Vendor relationships create standing trust across finance, operations, and procurement, so employees are conditioned to respond quickly. That trust can be exploited to change bank details, redirect payments, or extract data without tripping technical email controls. The risk rises when business urgency is allowed to override identity verification and out-of-band confirmation.
Why This Matters for Security Teams
Vendor-related payment fraud is rarely a pure email problem. It is a trust problem that sits across procurement, accounts payable, legal, and operations, where legitimate business relationships make requests look normal. That is why attackers target invoice changes, bank-detail updates, and “urgent” exceptions. The control gap is often not message filtering, but weak identity verification and inconsistent approval discipline.
NHIMG’s Ultimate Guide to NHIs — Key Research and Survey Results shows how often identity governance breaks down at scale, and the same pattern appears in third-party payment workflows: once trust is established, exceptions become easier to approve than to question. That is also why guidance from the NIST Cybersecurity Framework 2.0 places emphasis on governance and control consistency, not only technical detection.

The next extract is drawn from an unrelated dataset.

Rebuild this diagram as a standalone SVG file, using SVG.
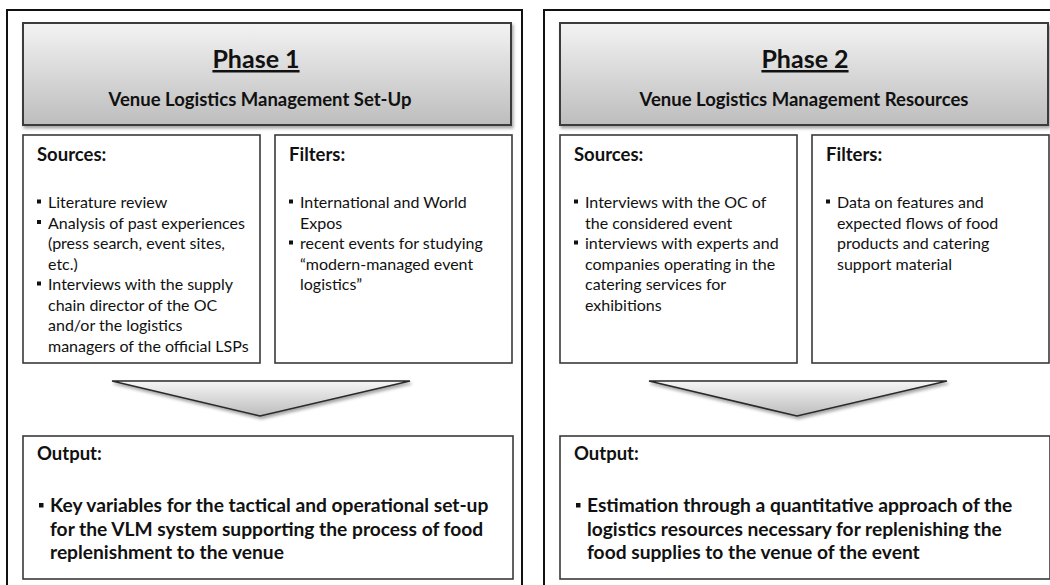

The issue is especially acute when vendors are onboarded faster than they are re-verified, or when finance teams are expected to move quickly without a hardened confirmation step. In practice, many security teams encounter payment diversion only after an urgent invoice has already been processed and the false change request is discovered too late.
How It Works in Practice
Vendor fraud usually succeeds by abusing a familiar workflow rather than breaking into a system. An attacker may impersonate a supplier, compromise a real vendor mailbox, or insert themselves into an existing thread. Because the message matches an active relationship, employees treat the request as routine. The same dynamic can expose data: once a vendor is trusted, they may be given documents, exports, credentials, or access to shared portals without sufficient verification.
A stronger operating model separates relationship trust from transaction trust. That means finance and procurement need verification steps that are independent of email, including call-back procedures, bank-account change approval, and second-person review for payment changes. Where possible, organisations should bind approvals to verified identity events, not to the message content alone. NIST’s identity guidance is useful here because it reinforces proof, assurance, and process control rather than assuming the request channel is trustworthy.
In practice, control design should include:
- Out-of-band verification for bank-detail changes and urgent payment requests.
- Role-separated approval paths for new vendors, amended invoices, and exceptions.
- Restricted access to vendor documents, shared drives, and payment portals.
- Logging that connects payment changes to named approvers and verified callbacks.
For the identity side of the problem, NHIMG’s Guide to the Secret Sprawl Challenge is a reminder that exposure often starts with over-shared credentials, misconfigured vaults, or secrets in poorly governed systems. The same governance failure that leaves secrets exposed can also leave vendor records, banking fields, and approval channels open to abuse. These controls tend to break down when third-party onboarding is decentralised across business units because no single owner can enforce verification standards consistently.
Common Variations and Edge Cases
Tighter payment controls often increase operational friction, requiring organisations to balance fraud reduction against invoice turnaround and vendor experience. That tradeoff becomes visible when procurement teams work with small suppliers, international vendors, or time-sensitive service providers who cannot tolerate long approval chains.
There is no universal standard for this yet, but current guidance suggests risk-based segmentation. High-value payments, bank-detail changes, and first-time beneficiaries should receive the strongest verification, while low-risk recurring transactions can use lighter review. The key is to avoid letting convenience override assurance.
Vendor data exposure also varies by relationship type. Managed service providers, logistics partners, and finance processors may legitimately need broader access, which increases the blast radius if their accounts are compromised. In those cases, shared folders and portal access should be treated as sensitive pathways, not administrative conveniences. NHIMG’s 52 NHI Breaches Analysis and the broader Ultimate Guide to NHIs — Why NHI Security Matters Now reinforce a simple point: once a third party is trusted, overexposure becomes the default unless access is actively constrained. The harder edge case is legacy vendor tooling, where business owners resist verification steps because they fear disrupting service continuity.
Standards & Framework Alignment
This section maps relevant standards and security frameworks to the operational risks and controls described in this guidance.
OWASP Non-Human Identity Top 10 address the attack and risk surface, while NIST CSF 2.0 and NIST SP 800-63 set the governance and control requirements practitioners need to meet.
| Framework | Control / Reference | Relevance |
|---|---|---|
| NIST CSF 2.0 | GV.OV-01 | Vendor fraud is a governance failure across business workflows. |
| OWASP Non-Human Identity Top 10 | NHI-05 | Third-party access and shared secrets expand exposure paths. |
| NIST SP 800-63 | Identity assurance underpins safe bank-detail and payment approvals. |
Reduce vendor exposure by limiting secrets, rotating access, and auditing third-party permissions.